### Data excerpt

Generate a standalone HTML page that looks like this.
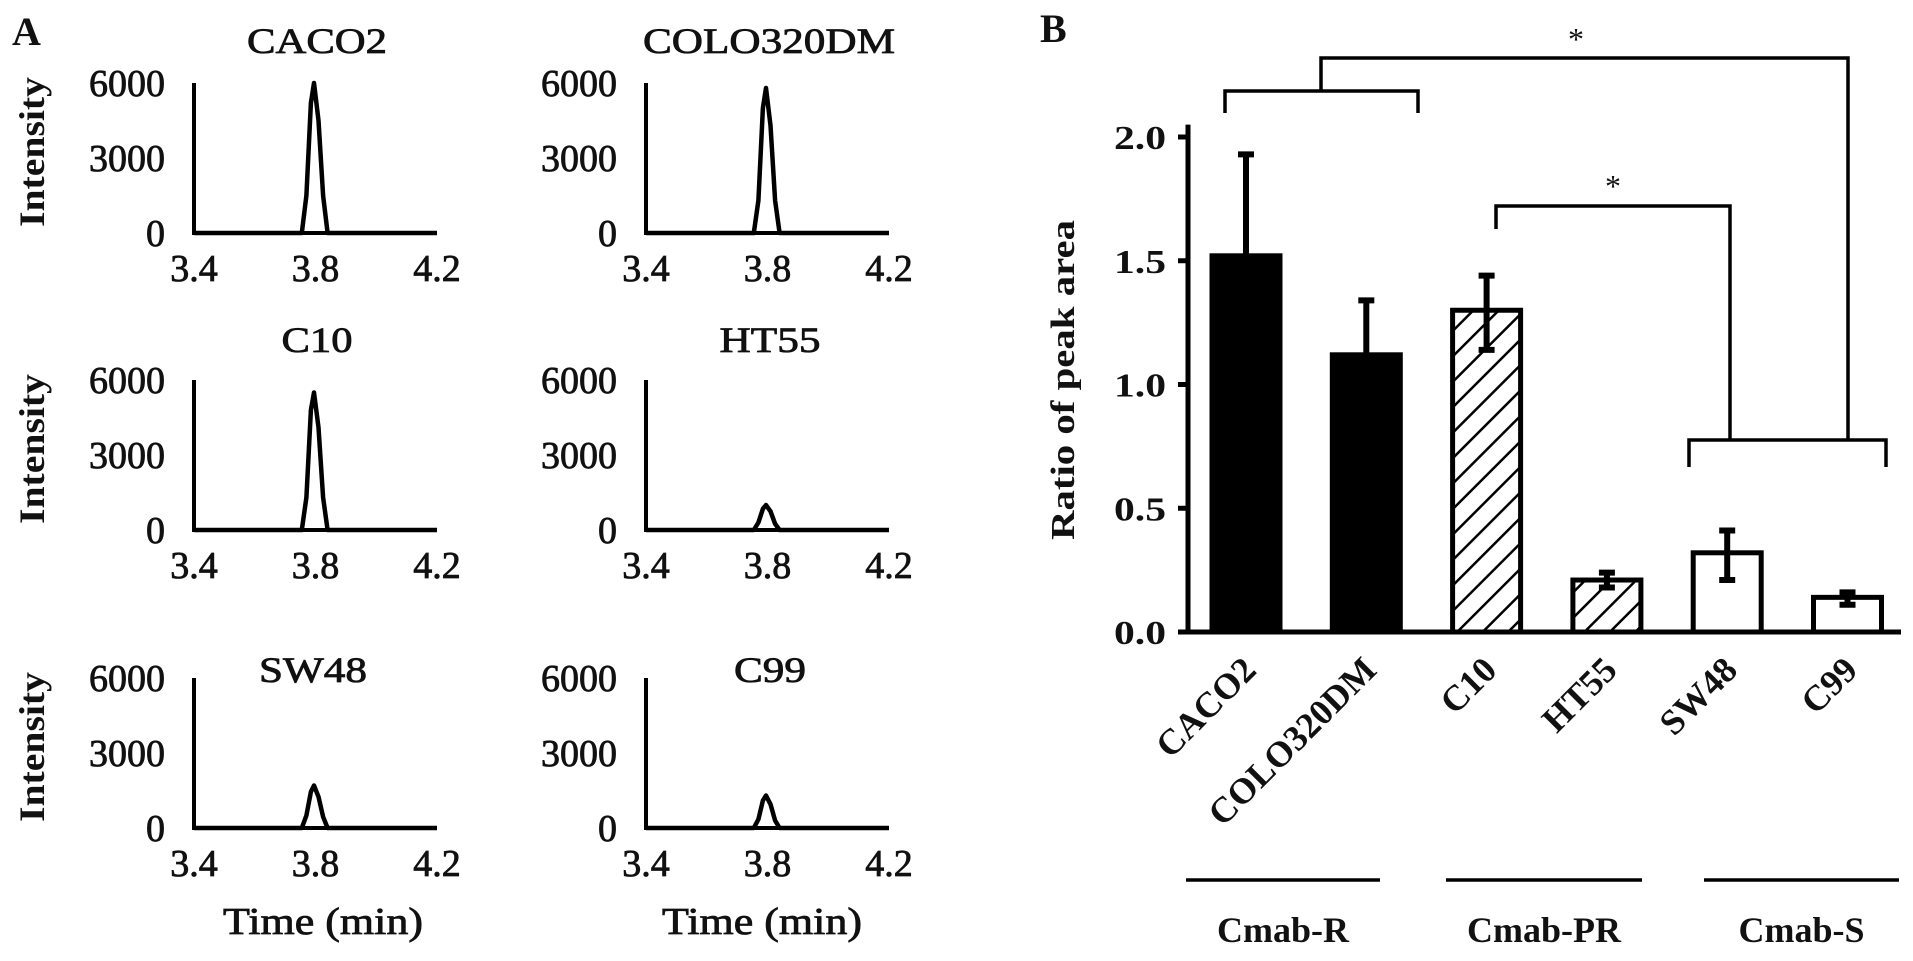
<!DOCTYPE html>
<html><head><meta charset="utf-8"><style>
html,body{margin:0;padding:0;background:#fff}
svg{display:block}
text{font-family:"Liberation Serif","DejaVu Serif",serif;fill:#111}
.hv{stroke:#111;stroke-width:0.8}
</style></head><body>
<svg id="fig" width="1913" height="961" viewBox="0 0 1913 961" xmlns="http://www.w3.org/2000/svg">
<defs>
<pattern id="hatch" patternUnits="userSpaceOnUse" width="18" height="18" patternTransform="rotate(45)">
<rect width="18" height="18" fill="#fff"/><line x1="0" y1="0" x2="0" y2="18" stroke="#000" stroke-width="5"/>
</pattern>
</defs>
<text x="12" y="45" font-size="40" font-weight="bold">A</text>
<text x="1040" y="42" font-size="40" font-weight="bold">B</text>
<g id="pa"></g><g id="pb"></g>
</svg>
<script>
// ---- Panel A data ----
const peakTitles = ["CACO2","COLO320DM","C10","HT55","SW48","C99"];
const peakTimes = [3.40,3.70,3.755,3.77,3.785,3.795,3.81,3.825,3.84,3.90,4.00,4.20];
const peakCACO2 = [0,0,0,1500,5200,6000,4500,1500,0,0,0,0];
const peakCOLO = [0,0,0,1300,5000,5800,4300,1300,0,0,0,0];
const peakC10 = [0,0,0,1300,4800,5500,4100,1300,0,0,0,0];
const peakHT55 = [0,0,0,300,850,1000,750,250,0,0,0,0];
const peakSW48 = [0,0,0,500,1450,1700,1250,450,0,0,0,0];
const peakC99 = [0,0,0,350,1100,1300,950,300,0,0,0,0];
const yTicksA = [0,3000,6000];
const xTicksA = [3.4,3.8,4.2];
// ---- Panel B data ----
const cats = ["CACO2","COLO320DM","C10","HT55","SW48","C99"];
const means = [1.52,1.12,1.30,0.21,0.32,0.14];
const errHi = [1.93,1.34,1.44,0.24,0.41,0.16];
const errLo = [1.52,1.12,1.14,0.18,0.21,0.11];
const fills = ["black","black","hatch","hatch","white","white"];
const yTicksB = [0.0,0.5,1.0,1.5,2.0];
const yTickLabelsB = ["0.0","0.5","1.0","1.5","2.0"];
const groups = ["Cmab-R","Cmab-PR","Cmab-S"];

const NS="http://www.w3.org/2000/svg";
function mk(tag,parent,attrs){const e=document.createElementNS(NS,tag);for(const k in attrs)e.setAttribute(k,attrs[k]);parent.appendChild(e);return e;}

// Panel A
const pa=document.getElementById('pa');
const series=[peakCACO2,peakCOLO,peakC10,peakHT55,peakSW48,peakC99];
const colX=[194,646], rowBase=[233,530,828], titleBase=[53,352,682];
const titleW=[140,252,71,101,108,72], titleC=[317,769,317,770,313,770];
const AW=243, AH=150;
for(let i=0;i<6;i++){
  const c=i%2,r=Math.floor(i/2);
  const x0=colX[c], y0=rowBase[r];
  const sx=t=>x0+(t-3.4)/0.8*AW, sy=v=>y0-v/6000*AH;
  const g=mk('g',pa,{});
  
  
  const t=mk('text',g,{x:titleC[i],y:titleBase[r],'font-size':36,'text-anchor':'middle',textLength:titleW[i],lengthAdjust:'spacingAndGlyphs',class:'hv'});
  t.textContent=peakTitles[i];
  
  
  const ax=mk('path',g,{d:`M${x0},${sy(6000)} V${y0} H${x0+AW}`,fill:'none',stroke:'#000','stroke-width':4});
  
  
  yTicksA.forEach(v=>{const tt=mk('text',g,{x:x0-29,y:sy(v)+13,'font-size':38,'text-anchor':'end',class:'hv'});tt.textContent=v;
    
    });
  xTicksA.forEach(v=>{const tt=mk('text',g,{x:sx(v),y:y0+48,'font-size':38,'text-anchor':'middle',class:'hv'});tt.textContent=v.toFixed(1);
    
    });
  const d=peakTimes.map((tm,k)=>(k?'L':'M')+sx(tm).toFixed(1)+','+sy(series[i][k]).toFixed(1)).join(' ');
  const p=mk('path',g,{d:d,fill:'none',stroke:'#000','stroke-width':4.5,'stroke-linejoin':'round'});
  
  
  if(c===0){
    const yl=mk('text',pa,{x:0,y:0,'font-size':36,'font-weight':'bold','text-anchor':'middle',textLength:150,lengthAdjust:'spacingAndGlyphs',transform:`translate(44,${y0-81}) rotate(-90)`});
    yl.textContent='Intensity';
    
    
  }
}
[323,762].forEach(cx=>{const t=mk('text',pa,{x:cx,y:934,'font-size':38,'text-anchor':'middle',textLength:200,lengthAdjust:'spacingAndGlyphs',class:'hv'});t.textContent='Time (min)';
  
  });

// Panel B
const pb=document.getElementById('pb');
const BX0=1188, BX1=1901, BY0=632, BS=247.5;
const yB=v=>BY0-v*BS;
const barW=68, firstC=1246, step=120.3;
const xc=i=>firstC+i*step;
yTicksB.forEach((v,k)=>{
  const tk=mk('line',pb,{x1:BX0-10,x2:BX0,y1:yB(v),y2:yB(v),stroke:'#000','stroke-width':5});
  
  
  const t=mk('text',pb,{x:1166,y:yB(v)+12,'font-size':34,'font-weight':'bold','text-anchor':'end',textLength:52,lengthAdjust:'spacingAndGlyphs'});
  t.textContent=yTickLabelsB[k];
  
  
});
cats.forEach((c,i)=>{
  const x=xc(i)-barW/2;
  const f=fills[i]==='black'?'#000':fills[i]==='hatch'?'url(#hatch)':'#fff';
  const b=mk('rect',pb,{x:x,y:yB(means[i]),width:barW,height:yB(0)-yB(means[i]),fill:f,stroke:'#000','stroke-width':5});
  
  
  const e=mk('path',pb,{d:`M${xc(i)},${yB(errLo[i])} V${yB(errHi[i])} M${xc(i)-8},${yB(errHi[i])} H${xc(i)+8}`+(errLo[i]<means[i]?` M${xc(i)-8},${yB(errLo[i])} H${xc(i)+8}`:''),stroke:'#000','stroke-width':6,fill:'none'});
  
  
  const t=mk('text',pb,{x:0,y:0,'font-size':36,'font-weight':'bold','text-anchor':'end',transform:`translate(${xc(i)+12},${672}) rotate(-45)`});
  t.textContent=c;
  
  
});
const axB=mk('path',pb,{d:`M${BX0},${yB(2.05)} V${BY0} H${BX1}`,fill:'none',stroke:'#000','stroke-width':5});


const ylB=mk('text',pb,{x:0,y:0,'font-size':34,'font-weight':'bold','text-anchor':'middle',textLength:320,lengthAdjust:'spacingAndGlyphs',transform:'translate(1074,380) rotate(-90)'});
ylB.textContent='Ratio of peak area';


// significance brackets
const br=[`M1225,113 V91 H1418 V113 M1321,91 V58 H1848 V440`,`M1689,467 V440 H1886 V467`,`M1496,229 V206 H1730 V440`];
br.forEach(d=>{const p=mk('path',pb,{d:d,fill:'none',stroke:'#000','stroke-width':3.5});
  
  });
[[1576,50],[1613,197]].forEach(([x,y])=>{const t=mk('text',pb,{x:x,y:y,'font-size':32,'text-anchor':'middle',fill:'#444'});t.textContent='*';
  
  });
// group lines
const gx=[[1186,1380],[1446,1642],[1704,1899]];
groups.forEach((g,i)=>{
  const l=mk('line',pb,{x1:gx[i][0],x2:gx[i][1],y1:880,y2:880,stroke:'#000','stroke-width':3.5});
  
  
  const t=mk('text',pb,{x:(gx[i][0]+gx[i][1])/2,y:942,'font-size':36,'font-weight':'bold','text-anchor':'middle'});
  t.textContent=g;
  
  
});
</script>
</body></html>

######

◆ **The task**
From the listing, extract all text exactly as given and drop any picture.

◆ **Exercise result**
Generate a standalone HTML page that looks like this.
<!DOCTYPE html>
<html><head><meta charset="utf-8"><style>
html,body{margin:0;padding:0;background:#fff}
svg{display:block}
text{font-family:"Liberation Serif","DejaVu Serif",serif;fill:#111}
.hv{stroke:#111;stroke-width:0.8}
</style></head><body>
<svg id="fig" width="1913" height="961" viewBox="0 0 1913 961" xmlns="http://www.w3.org/2000/svg">
<defs>
<pattern id="hatch" patternUnits="userSpaceOnUse" width="18" height="18" patternTransform="rotate(45)">
<rect width="18" height="18" fill="#fff"/><line x1="0" y1="0" x2="0" y2="18" stroke="#000" stroke-width="5"/>
</pattern>
</defs>
<text x="12" y="45" font-size="40" font-weight="bold">A</text>
<text x="1040" y="42" font-size="40" font-weight="bold">B</text>
<g id="pa"></g><g id="pb"></g>
</svg>
<script>
// ---- Panel A data ----
const peakTitles = ["CACO2","COLO320DM","C10","HT55","SW48","C99"];
const peakTimes = [3.40,3.70,3.755,3.77,3.785,3.795,3.81,3.825,3.84,3.90,4.00,4.20];
const peakCACO2 = [0,0,0,1500,5200,6000,4500,1500,0,0,0,0];
const peakCOLO = [0,0,0,1300,5000,5800,4300,1300,0,0,0,0];
const peakC10 = [0,0,0,1300,4800,5500,4100,1300,0,0,0,0];
const peakHT55 = [0,0,0,300,850,1000,750,250,0,0,0,0];
const peakSW48 = [0,0,0,500,1450,1700,1250,450,0,0,0,0];
const peakC99 = [0,0,0,350,1100,1300,950,300,0,0,0,0];
const yTicksA = [0,3000,6000];
const xTicksA = [3.4,3.8,4.2];
// ---- Panel B data ----
const cats = ["CACO2","COLO320DM","C10","HT55","SW48","C99"];
const means = [1.52,1.12,1.30,0.21,0.32,0.14];
const errHi = [1.93,1.34,1.44,0.24,0.41,0.16];
const errLo = [1.52,1.12,1.14,0.18,0.21,0.11];
const fills = ["black","black","hatch","hatch","white","white"];
const yTicksB = [0.0,0.5,1.0,1.5,2.0];
const yTickLabelsB = ["0.0","0.5","1.0","1.5","2.0"];
const groups = ["Cmab-R","Cmab-PR","Cmab-S"];

const NS="http://www.w3.org/2000/svg";
function mk(tag,parent,attrs){const e=document.createElementNS(NS,tag);for(const k in attrs)e.setAttribute(k,attrs[k]);parent.appendChild(e);return e;}

// Panel A
const pa=document.getElementById('pa');
const series=[peakCACO2,peakCOLO,peakC10,peakHT55,peakSW48,peakC99];
const colX=[194,646], rowBase=[233,530,828], titleBase=[53,352,682];
const titleW=[140,252,71,101,108,72], titleC=[317,769,317,770,313,770];
const AW=243, AH=150;
for(let i=0;i<6;i++){
  const c=i%2,r=Math.floor(i/2);
  const x0=colX[c], y0=rowBase[r];
  const sx=t=>x0+(t-3.4)/0.8*AW, sy=v=>y0-v/6000*AH;
  const g=mk('g',pa,{});
  
  
  const t=mk('text',g,{x:titleC[i],y:titleBase[r],'font-size':36,'text-anchor':'middle',textLength:titleW[i],lengthAdjust:'spacingAndGlyphs',class:'hv'});
  t.textContent=peakTitles[i];
  
  
  const ax=mk('path',g,{d:`M${x0},${sy(6000)} V${y0} H${x0+AW}`,fill:'none',stroke:'#000','stroke-width':4});
  
  
  yTicksA.forEach(v=>{const tt=mk('text',g,{x:x0-29,y:sy(v)+13,'font-size':38,'text-anchor':'end',class:'hv'});tt.textContent=v;
    
    });
  xTicksA.forEach(v=>{const tt=mk('text',g,{x:sx(v),y:y0+48,'font-size':38,'text-anchor':'middle',class:'hv'});tt.textContent=v.toFixed(1);
    
    });
  const d=peakTimes.map((tm,k)=>(k?'L':'M')+sx(tm).toFixed(1)+','+sy(series[i][k]).toFixed(1)).join(' ');
  const p=mk('path',g,{d:d,fill:'none',stroke:'#000','stroke-width':4.5,'stroke-linejoin':'round'});
  
  
  if(c===0){
    const yl=mk('text',pa,{x:0,y:0,'font-size':36,'font-weight':'bold','text-anchor':'middle',textLength:150,lengthAdjust:'spacingAndGlyphs',transform:`translate(44,${y0-81}) rotate(-90)`});
    yl.textContent='Intensity';
    
    
  }
}
[323,762].forEach(cx=>{const t=mk('text',pa,{x:cx,y:934,'font-size':38,'text-anchor':'middle',textLength:200,lengthAdjust:'spacingAndGlyphs',class:'hv'});t.textContent='Time (min)';
  
  });

// Panel B
const pb=document.getElementById('pb');
const BX0=1188, BX1=1901, BY0=632, BS=247.5;
const yB=v=>BY0-v*BS;
const barW=68, firstC=1246, step=120.3;
const xc=i=>firstC+i*step;
yTicksB.forEach((v,k)=>{
  const tk=mk('line',pb,{x1:BX0-10,x2:BX0,y1:yB(v),y2:yB(v),stroke:'#000','stroke-width':5});
  
  
  const t=mk('text',pb,{x:1166,y:yB(v)+12,'font-size':34,'font-weight':'bold','text-anchor':'end',textLength:52,lengthAdjust:'spacingAndGlyphs'});
  t.textContent=yTickLabelsB[k];
  
  
});
cats.forEach((c,i)=>{
  const x=xc(i)-barW/2;
  const f=fills[i]==='black'?'#000':fills[i]==='hatch'?'url(#hatch)':'#fff';
  const b=mk('rect',pb,{x:x,y:yB(means[i]),width:barW,height:yB(0)-yB(means[i]),fill:f,stroke:'#000','stroke-width':5});
  
  
  const e=mk('path',pb,{d:`M${xc(i)},${yB(errLo[i])} V${yB(errHi[i])} M${xc(i)-8},${yB(errHi[i])} H${xc(i)+8}`+(errLo[i]<means[i]?` M${xc(i)-8},${yB(errLo[i])} H${xc(i)+8}`:''),stroke:'#000','stroke-width':6,fill:'none'});
  
  
  const t=mk('text',pb,{x:0,y:0,'font-size':36,'font-weight':'bold','text-anchor':'end',transform:`translate(${xc(i)+12},${672}) rotate(-45)`});
  t.textContent=c;
  
  
});
const axB=mk('path',pb,{d:`M${BX0},${yB(2.05)} V${BY0} H${BX1}`,fill:'none',stroke:'#000','stroke-width':5});


const ylB=mk('text',pb,{x:0,y:0,'font-size':34,'font-weight':'bold','text-anchor':'middle',textLength:320,lengthAdjust:'spacingAndGlyphs',transform:'translate(1074,380) rotate(-90)'});
ylB.textContent='Ratio of peak area';


// significance brackets
const br=[`M1225,113 V91 H1418 V113 M1321,91 V58 H1848 V440`,`M1689,467 V440 H1886 V467`,`M1496,229 V206 H1730 V440`];
br.forEach(d=>{const p=mk('path',pb,{d:d,fill:'none',stroke:'#000','stroke-width':3.5});
  
  });
[[1576,50],[1613,197]].forEach(([x,y])=>{const t=mk('text',pb,{x:x,y:y,'font-size':32,'text-anchor':'middle',fill:'#444'});t.textContent='*';
  
  });
// group lines
const gx=[[1186,1380],[1446,1642],[1704,1899]];
groups.forEach((g,i)=>{
  const l=mk('line',pb,{x1:gx[i][0],x2:gx[i][1],y1:880,y2:880,stroke:'#000','stroke-width':3.5});
  
  
  const t=mk('text',pb,{x:(gx[i][0]+gx[i][1])/2,y:942,'font-size':36,'font-weight':'bold','text-anchor':'middle'});
  t.textContent=g;
  
  
});
</script>
</body></html>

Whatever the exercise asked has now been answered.